S. Sudan to build underwater pipe for oil exports

S. Sudan to build underwater pipe for oil exports

PanARMENIAN.Net - South Sudan, locked in a row over oil transit fees with neighbour Sudan, said on Wednesday, March 7 it plans to build a temporary underwater oil pipeline along the Nile as part of a project to deliver crude for export from ports in Kenya and Djibouti, Reuters reported.

Oil provides about 98 percent of South Sudan's income and is vital to the impoverished country as it tries to develop infrastructure and institutions devastated by a war that killed an estimated 2 million people.
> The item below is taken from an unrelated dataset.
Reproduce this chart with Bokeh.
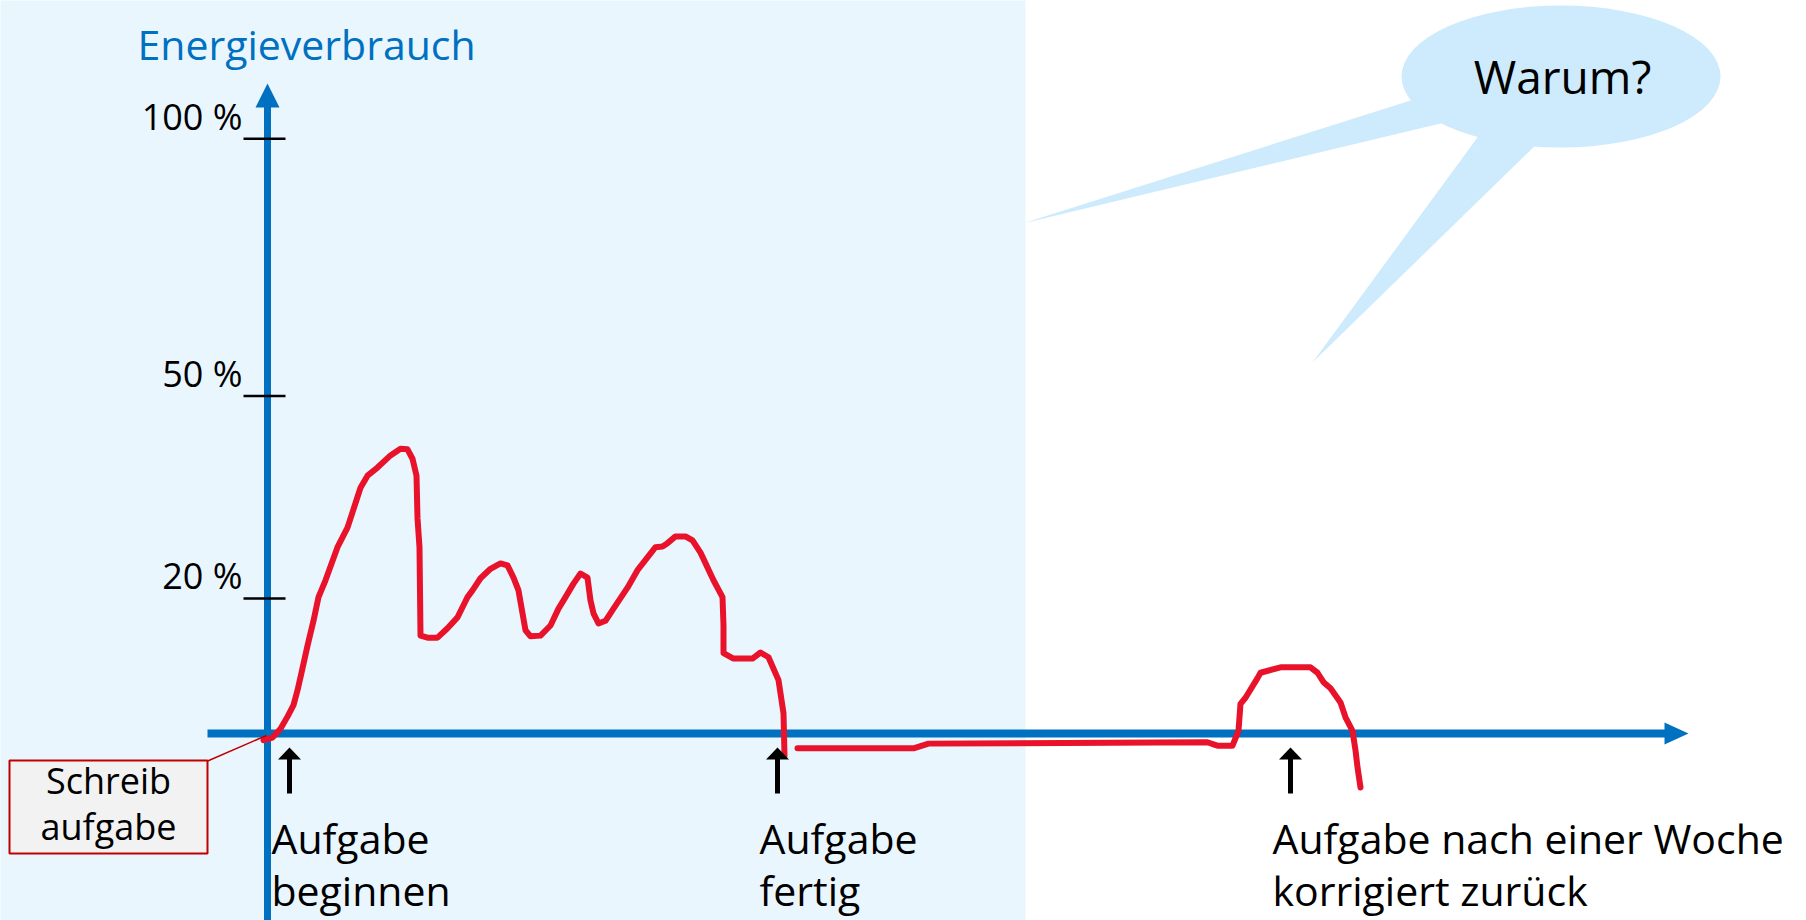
from bokeh.plotting import figure
from bokeh.models import Range1d
from bokeh.core.properties import value
from bokeh.embed import file_html
from bokeh.resources import INLINE

# ---------------- data (time in arbitrary units, energy in %) ----------------
# energy curve while working on the task
t_work = [-0.4, 0.5, 1.3, 2.0, 2.6, 3.0, 3.4, 4.0, 4.6, 5.1, 5.8, 7.0, 8.0, 9.3, 10.0,
          11.0, 12.3, 13.3, 14.0, 14.5, 14.9, 15.0, 15.2, 15.3, 16.0, 17.0, 18.0, 19.0,
          19.6, 20.0, 20.5, 21.3, 22.3, 23.3, 24.0, 24.6, 25.1, 25.5, 25.8, 26.3, 27.3,
          28.3, 29.1, 29.8, 30.6, 31.3, 32.0, 32.3, 32.6, 33.1, 33.8, 34.6, 36.0, 37.0,
          38.0, 38.8, 39.5, 40.0, 40.8, 41.8, 42.5, 43.3, 44.6, 45.5, 45.6, 45.6, 46.6,
          48.5, 49.3, 50.1, 51.1, 51.6, 51.7]
e_work = [-1.0, -0.6, 0.7, 2.5, 4.2, 6.4, 9.0, 13.0, 16.7, 20.2, 22.7, 27.6, 30.5, 36.4, 38.2,
          39.4, 41.2, 42.2, 42.1, 40.7, 38.2, 31.9, 27.6, 14.5, 14.2, 14.2, 15.6, 17.2,
          19.0, 20.2, 21.2, 23.0, 24.4, 25.2, 24.9, 23.1, 21.2, 17.8, 15.3, 14.4, 14.5,
          16.0, 18.5, 20.2, 22.2, 23.7, 23.1, 19.7, 17.8, 16.3, 16.7, 18.5, 21.6, 24.2,
          26.1, 27.6, 27.7, 28.2, 29.2, 29.2, 28.6, 26.8, 22.7, 20.2, 16.0, 11.9, 11.1,
          11.1, 12.0, 11.3, 7.9, 3.0, -3.3]
# energy curve afterwards (waiting, then the corrected task comes back)
t_later = [53.0, 64.6, 66.1, 94.0, 94.6, 95.0, 96.5, 97.1, 97.3, 97.8, 99.0, 99.3, 101.3,
           104.3, 105.0, 105.6, 106.3, 107.3, 107.8, 108.5, 108.8, 109.0, 109.3]
e_later = [-2.2, -2.2, -1.5, -1.3, -1.6, -1.8, -1.8, 0.4, 4.4, 5.3, 8.2, 9.0, 9.8,
           9.8, 9.0, 7.6, 6.7, 4.6, 2.4, 0.4, -2.5, -5.0, -8.0]

# y-axis ticks (the axis is schematic: 100 % is drawn lower than to scale)
y_tick_labels = ["20 %", "50 %", "100 %"]
y_tick_pos = [20, 50, 88.1]

# events on the time axis
event_t = [2.2, 51.0, 102.3]
event_line1 = ["Aufgabe", "Aufgabe", "Aufgabe nach einer Woche"]
event_line2 = ["beginnen", "fertig", "korrigiert zurück"]

title_text = "Energieverbrauch"
bubble_text = "Warum?"
box_lines = ["Schreib", "aufgabe"]

# ---------------- layout helpers ----------------
W, H = 1806, 920
PX_T, PX_E = 10.0, 6.75      # pixels per time unit / per percent
X0, Y0 = 267, 733           # pixel position of the origin
SHIFT = 0.46                # baseline correction (fraction of font size)


def X(px):
    return (px - X0) / PX_T


def Y(py):
    return (Y0 - py) / PX_E


def TY(py, size):
    """y for a text whose baseline should sit at pixel row py."""
    return Y(py - SHIFT * size)


BLUE = "#0070C0"
RED = "#E8132B"
PANEL = "#EAF6FE"
BUBBLE = "#CDEBFC"
FONT = value("Open Sans")

p = figure(width=W, height=H, output_backend="svg", toolbar_location=None,
           x_range=Range1d(X(0), X(W)), y_range=Range1d(Y(H), Y(0)),
           x_axis_location=None, y_axis_location=None, min_border=0)
p.grid.visible = False
p.outline_line_color = None
p.background_fill_color = "white"
p.border_fill_color = "white"

# speech bubble tails + ellipse
p.patches(xs=[[X(1429), X(1461), X(1022)], [X(1485), X(1544), X(1312)]],
          ys=[[Y(94), Y(118), Y(223)], [Y(126), Y(136), Y(362)]],
          fill_color=BUBBLE, line_color=None)
p.ellipse(x=[X(1560.5)], y=[Y(76)], width=319 / PX_T, height=142 / PX_E,
          fill_color=BUBBLE, line_color=None)
p.text(x=[X(1562)], y=[TY(97, 46)], text=[bubble_text], text_font=FONT,
       text_font_size="46px", text_align="center", text_baseline="alphabetic",
       text_color="black")

# light blue panel
p.quad(left=[X(-50)], right=[X(1025)], bottom=[Y(1000)], top=[Y(-50)],
       fill_color=PANEL, line_color=None)

# title
p.text(x=[X(137)], y=[TY(62, 41)], text=[title_text], text_font=FONT,
       text_font_size="41px", text_align="left", text_baseline="alphabetic",
       text_color=BLUE)

# axes (blue arrows)
p.segment(x0=[0], y0=[Y(940)], x1=[0], y1=[Y(104)], line_color=BLUE, line_width=7)
p.patches(xs=[[0, X(255), X(279)]], ys=[[Y(83), Y(107), Y(107)]],
          fill_color=BLUE, line_color=None)
p.segment(x0=[X(207)], y0=[0], x1=[X(1666)], y1=[0], line_color=BLUE, line_width=8)
p.patches(xs=[[X(1688), X(1664), X(1664)]], ys=[[0, Y(722), Y(744)]],
          fill_color=BLUE, line_color=None)

# ticks and tick labels (baseline 6 px above each tick)
p.segment(x0=[X(243)] * 3, y0=y_tick_pos, x1=[X(285)] * 3, y1=y_tick_pos,
          line_color="black", line_width=2.5)
p.text(x=[X(242)] * 3, y=[v + (6 + SHIFT * 36) / PX_E for v in y_tick_pos],
       text=y_tick_labels, text_font=FONT, text_font_size="36px", text_align="right",
       text_baseline="alphabetic", text_color="black")

# energy curve
p.line(t_work, e_work, line_color=RED, line_width=6, line_join="round", line_cap="round")
p.line(t_later, e_later, line_color=RED, line_width=6, line_join="round", line_cap="round")

# event arrows and labels
p.segment(x0=event_t, y0=[Y(757)] * 3, x1=event_t, y1=[Y(793)] * 3,
          line_color="black", line_width=5)
p.patches(xs=[[t, t - 1.15, t + 1.15] for t in event_t],
          ys=[[Y(747), Y(759), Y(759)] for _ in event_t],
          fill_color="black", line_color=None)
p.text(x=[t - 1.8 for t in event_t], y=[TY(856, 41)] * 3, text=event_line1, text_font=FONT,
       text_font_size="41px", text_align="left", text_baseline="alphabetic",
       text_color="black")
p.text(x=[t - 1.8 for t in event_t], y=[TY(908, 41)] * 3, text=event_line2, text_font=FONT,
       text_font_size="41px", text_align="left", text_baseline="alphabetic",
       text_color="black")

# callout box "Schreib aufgabe"
p.segment(x0=[X(206)], y0=[Y(761)], x1=[X(266)], y1=[Y(735)], line_color="#C00000",
          line_width=1.5)
p.quad(left=[X(9)], right=[X(207)], top=[Y(760)], bottom=[Y(853)],
       fill_color="#F2F2F2", line_color="#C00000", line_width=2)
p.text(x=[X(108)] * 2, y=[TY(797, 36), TY(843, 36)], text=box_lines, text_font=FONT,
       text_font_size="36px", text_align="center", text_baseline="alphabetic",
       text_color="black")

open("out.html", "w").write(file_html(p, INLINE))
South Sudan seceded last July under a 2005 peace agreement that ended decades of civil war with Khartoum. But peace remains uneasy at best, with the north and south deadlocked over oil transit fees that have contributed to recent high global oil prices.

Some 30,000 barrels per day (bpd) of crude would be delivered to ports under the project, which could be completed by the end of the year.

The landlocked new nation took control of about three quarters of the unified country's oil output of roughly 500,000 bpd, but it needs to export its crude through northern pipelines to the Red Sea port of Port Sudan.

The two nations separated without agreeing how much the south should pay to use oil facilities in the north.

South Sudan has signed agreements to build new pipelines through Kenya and Ethiopia that they hope to complete within 18 months, although analysts doubt the economic viability of the schemes.

South Sudan's government in Juba shut down its 350,000 bpd oil production in January after the north seized more than $800 million of the south's oil and built a tie-in pipeline to divert it through refineries in Khartoum.

The two countries last month signed a pact agreeing to "respect each other's sovereignty and territorial integrity, non-interference in internal affairs, rejection of the use of force, equality and mutual benefit; and peaceful coexistence." Then last week South Sudan accused Sudan of bombing an oil well. Sudan denied responsibility. The two governments met in Ethiopia on Tuesday to try to break the deadlock over oil transit fees.